Which leads me into the final aspect where I think the report is really helpful. It highlights what sort of practice institutions may indulge in themselves with regard to metrics that are far from helpful for the wellbeing of individuals and the community. It is becoming increasingly clear that performance-informed research assessment increases the pressure on researchers without necessarily leading to any improvement in the research they do. Any identification of the use of internal metrics can lead to unintended (as well as intended) consequences. Organisations that have signed up to DORA (Declaration on Research Assessment)  should ensure all parts of their institution abide by this declaration; it’s not always clear that that happens currently. Clear recommendations are made in the report (I pull out three from a much longer list):

‘At an institutional level, HEI leaders should develop a clear statement of principles on their approach to research management and assessment, including the role of quantitative indicators.

Research managers and administrators should champion these principles and the use of responsible metrics within their institutions.

HR Managers and recruitment or promotion panels in HEIs should be explicit about the criteria used for academic appointment and promotion decisions.’

These recommendations are to be welcomed. Let us hope organisations pay heed.

 

This entry was posted in Research and tagged , , . Bookmark the permalink.

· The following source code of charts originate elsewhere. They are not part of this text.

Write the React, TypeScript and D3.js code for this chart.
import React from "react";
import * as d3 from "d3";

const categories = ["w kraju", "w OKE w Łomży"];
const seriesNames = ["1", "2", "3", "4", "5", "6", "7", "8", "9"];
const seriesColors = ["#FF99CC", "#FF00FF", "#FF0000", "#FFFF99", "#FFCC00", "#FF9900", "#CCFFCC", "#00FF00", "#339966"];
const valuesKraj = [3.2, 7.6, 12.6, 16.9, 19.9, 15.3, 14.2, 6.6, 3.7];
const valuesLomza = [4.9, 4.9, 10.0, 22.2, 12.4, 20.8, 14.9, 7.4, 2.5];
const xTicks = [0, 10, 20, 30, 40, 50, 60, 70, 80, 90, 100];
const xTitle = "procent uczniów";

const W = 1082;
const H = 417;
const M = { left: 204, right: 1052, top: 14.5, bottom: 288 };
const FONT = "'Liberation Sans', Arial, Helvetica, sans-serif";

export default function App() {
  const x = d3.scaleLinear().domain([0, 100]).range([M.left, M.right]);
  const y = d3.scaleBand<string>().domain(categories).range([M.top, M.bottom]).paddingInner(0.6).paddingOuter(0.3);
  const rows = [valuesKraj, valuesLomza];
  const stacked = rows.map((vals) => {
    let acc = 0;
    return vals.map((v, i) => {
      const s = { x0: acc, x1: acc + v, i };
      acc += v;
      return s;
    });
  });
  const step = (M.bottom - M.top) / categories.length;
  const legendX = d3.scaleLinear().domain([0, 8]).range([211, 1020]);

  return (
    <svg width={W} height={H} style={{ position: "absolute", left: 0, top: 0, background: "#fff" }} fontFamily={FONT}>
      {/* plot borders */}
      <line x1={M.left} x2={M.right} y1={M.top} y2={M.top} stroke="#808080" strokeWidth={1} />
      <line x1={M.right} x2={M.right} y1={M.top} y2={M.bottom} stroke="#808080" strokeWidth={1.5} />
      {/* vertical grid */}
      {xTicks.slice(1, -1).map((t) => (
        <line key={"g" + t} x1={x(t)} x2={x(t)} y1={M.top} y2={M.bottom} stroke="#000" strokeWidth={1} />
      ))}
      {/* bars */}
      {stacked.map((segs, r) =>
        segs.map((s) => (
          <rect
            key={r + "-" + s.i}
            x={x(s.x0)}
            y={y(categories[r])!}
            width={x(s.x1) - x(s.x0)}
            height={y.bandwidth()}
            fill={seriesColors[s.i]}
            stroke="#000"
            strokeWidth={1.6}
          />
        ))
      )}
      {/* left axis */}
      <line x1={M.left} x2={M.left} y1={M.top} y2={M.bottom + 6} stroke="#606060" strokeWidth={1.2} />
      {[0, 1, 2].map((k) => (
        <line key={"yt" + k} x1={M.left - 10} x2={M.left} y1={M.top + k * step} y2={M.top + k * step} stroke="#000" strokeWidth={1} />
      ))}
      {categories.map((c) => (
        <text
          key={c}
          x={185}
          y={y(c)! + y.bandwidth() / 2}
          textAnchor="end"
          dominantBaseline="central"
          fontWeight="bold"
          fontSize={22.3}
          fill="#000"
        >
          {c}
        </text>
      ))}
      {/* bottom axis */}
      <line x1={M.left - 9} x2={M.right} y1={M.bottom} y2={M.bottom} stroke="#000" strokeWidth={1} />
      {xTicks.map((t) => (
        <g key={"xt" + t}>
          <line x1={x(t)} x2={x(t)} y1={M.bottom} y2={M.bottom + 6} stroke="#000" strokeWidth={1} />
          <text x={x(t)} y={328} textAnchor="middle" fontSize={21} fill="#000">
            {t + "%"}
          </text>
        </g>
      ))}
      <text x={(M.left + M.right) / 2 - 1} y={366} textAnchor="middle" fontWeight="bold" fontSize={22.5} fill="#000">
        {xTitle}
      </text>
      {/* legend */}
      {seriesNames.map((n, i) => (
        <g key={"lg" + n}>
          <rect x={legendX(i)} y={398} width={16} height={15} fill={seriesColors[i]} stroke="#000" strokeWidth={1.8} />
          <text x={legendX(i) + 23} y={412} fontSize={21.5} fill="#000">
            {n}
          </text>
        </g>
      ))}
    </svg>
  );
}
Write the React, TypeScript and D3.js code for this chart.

One Response to A Basketful of Metrics?

  1. David Stern says:

    I am about to actually read the report but I think all it will show is that the kind of peer review used in the REF measures something different than the metrics they used. We don’t know from that which is better. I’m rather sceptical of the quality of this type of secondary peer review. It just seems a huge waste of effort to peer review again what was originally peer reviewed when articles were published, grants were awarded, and people were hired.